Abstract: Visual Prompt Tuning (VPT) is a parameter-efficient finetuning technique that adapts a pre-trained vision Transformer (ViT) by learning a small set of parameters in the input space, known as prompts. In VPT, we uncover "burstiness'' in the values arising from the interaction of image patch embeddings, and the key and query projectors within Transformer's self-attention module. Interestingly, the values of patch embeddings and the key and query projectors exhibit Laplacian and hyper-Laplacian distribution, respectively. Intuitively, these non-Gaussian distributions pose challenges for learning prompts.
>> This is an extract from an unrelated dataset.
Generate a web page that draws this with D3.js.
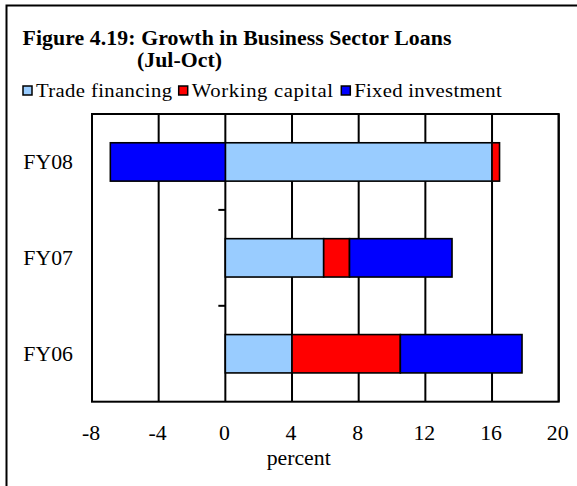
<!DOCTYPE html>
<html lang="en">
<head>
    <meta charset="UTF-8">
    <title>Figure 4.19: Growth in Business Sector Loans</title>
    <script src="https://d3js.org/d3.v7.min.js"></script>
    <style>
        body { margin: 0; background: #fff; }
        svg text { font-family: "Liberation Serif", "Times New Roman", serif; fill: #000; }
        .grid line { stroke: #000; stroke-width: 2px; }
        .seg { stroke: #000; stroke-width: 1.6px; }
    </style>
</head>
<body>
    <svg id="chart" width="577" height="486"></svg>

    <script>
        // Data
        const categories = ["FY08", "FY07", "FY06"];
        const tradeFinancing = [16.0, 5.9, 4.0];
        const workingCapital = [0.45, 1.55, 6.5];
        const fixedInvestment = [-6.9, 6.15, 7.3];
        const seriesNames = ["Trade financing", "Working capital", "Fixed investment"];
        const seriesColors = ["#99CCFF", "#FF0000", "#0000FF"];
        const xTicks = [-8, -4, 0, 4, 8, 12, 16, 20];

        // the original picture is slightly stretched sideways
        const SX = 1.09;

        const svg = d3.select("#chart");

        // put a text at (x,y), stretched horizontally; optional target width
        function label(parent, x, y, str, size, opts = {}) {
            const t = parent.append("text")
                .attr("transform", `translate(${x},${y}) scale(${SX},1)`)
                .attr("font-size", size)
                .attr("text-anchor", opts.anchor || "start")
                .attr("font-weight", opts.bold ? "bold" : null)
                .text(str);
            if (opts.width) {
                t.attr("textLength", opts.width / SX).attr("lengthAdjust", "spacing");
            }
            return t;
        }

        // outer frame (right and bottom edges fall outside the picture)
        svg.append("rect")
            .attr("x", 6.5).attr("y", 5.5)
            .attr("width", 600).attr("height", 500)
            .attr("fill", "none").attr("stroke", "#000").attr("stroke-width", 2);

        // Title
        label(svg, 22.5, 45, "Figure 4.19: Growth in Business Sector Loans", 20, { bold: true, width: 429 });
        label(svg, 137, 67, "(Jul-Oct)", 20, { bold: true, width: 85 });

        // Legend
        const legendText = [[36, 136], [191.7, 141.3], [354.3, 147.4]];
        seriesNames.forEach((name, i) => {
            const tx = legendText[i][0];
            svg.append("rect")
                .attr("x", tx - 13).attr("y", 86)
                .attr("width", 9).attr("height", 9)
                .attr("fill", seriesColors[i]).attr("stroke", "#000").attr("stroke-width", 1.5);
            label(svg, tx, 96.5, name, 19, { width: legendText[i][1] });
        });

        // Plot area
        const margin = { top: 114, left: 92 };
        const width = 466.7, height = 287.7;
        const g = svg.append("g").attr("transform", `translate(${margin.left},${margin.top})`);

        const x = d3.scaleLinear().domain([-8, 20]).range([0, width]);
        const y = d3.scaleBand().domain(categories).range([0, height]).paddingInner(0.6).paddingOuter(0.3);
        const yb = d3.scaleBand().domain(categories).range([0, height]);

        // vertical gridlines
        g.append("g").attr("class", "grid")
            .selectAll("line").data(xTicks).join("line")
            .attr("x1", d => x(d)).attr("x2", d => x(d))
            .attr("y1", 0).attr("y2", height);

        // frame of plot
        g.append("rect")
            .attr("width", width).attr("height", height)
            .attr("fill", "none").attr("stroke", "#000").attr("stroke-width", 2);

        // category separator ticks on the zero axis
        g.selectAll(".ytick").data(categories.slice(1)).join("line")
            .attr("class", "ytick")
            .attr("x1", x(0) - 7).attr("x2", x(0))
            .attr("y1", d => yb(d)).attr("y2", d => yb(d))
            .attr("stroke", "#000").attr("stroke-width", 2);

        // stacked bars
        const table = categories.map((c, i) => ({
            cat: c, trade: tradeFinancing[i], working: workingCapital[i], fixed: fixedInvestment[i]
        }));
        const stack = d3.stack().keys(["trade", "working", "fixed"]).offset(d3.stackOffsetDiverging);
        const layers = stack(table);

        g.selectAll(".layer").data(layers).join("g")
            .attr("class", "layer")
            .attr("fill", (d, i) => seriesColors[i])
            .selectAll("rect").data(d => d).join("rect")
            .attr("class", "seg")
            .attr("x", d => x(Math.min(d[0], d[1])))
            .attr("width", d => Math.abs(x(d[1]) - x(d[0])))
            .attr("y", d => y(d.data.cat))
            .attr("height", y.bandwidth());

        // category labels
        categories.forEach(c => {
            label(svg, 73, margin.top + yb(c) + yb.bandwidth() / 2 + 7, c, 20, { anchor: "end" });
        });

        // x tick labels
        xTicks.forEach(t => {
            label(g, x(t) - 1, 440 - margin.top, String(t), 20, { anchor: "middle" });
        });

        label(g, x(4.4), 465 - margin.top, "percent", 20, { anchor: "middle" });
    </script>
</body>
</html>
To address this, we propose whitening these data, de-correlating them and equalizing their variance towards more Gaussian before learning prompts. We derive the whitening matrix over random image patch embeddings and ViT's key and query projectors, and multiply it with the prompt to be learned in a bilinear manner.Surprisingly, this method significantly accelerates prompt tuning and boosts accuracy, e.g., $>$25 points on the CUB dataset; interestingly, it learns ``bursty prompts''.As bilinear models are known to introduce burstiness, we present a compact method by learning two small sets of parameters whose multiplication yields the final prompts. We call the proposed methods Bilinear Prompt Tuning (BPT). Extensive experiments demonstrate that BPT methods not only outperform various VPT methods across multiple benchmark datasets but also reduce parameter count and computation overhead.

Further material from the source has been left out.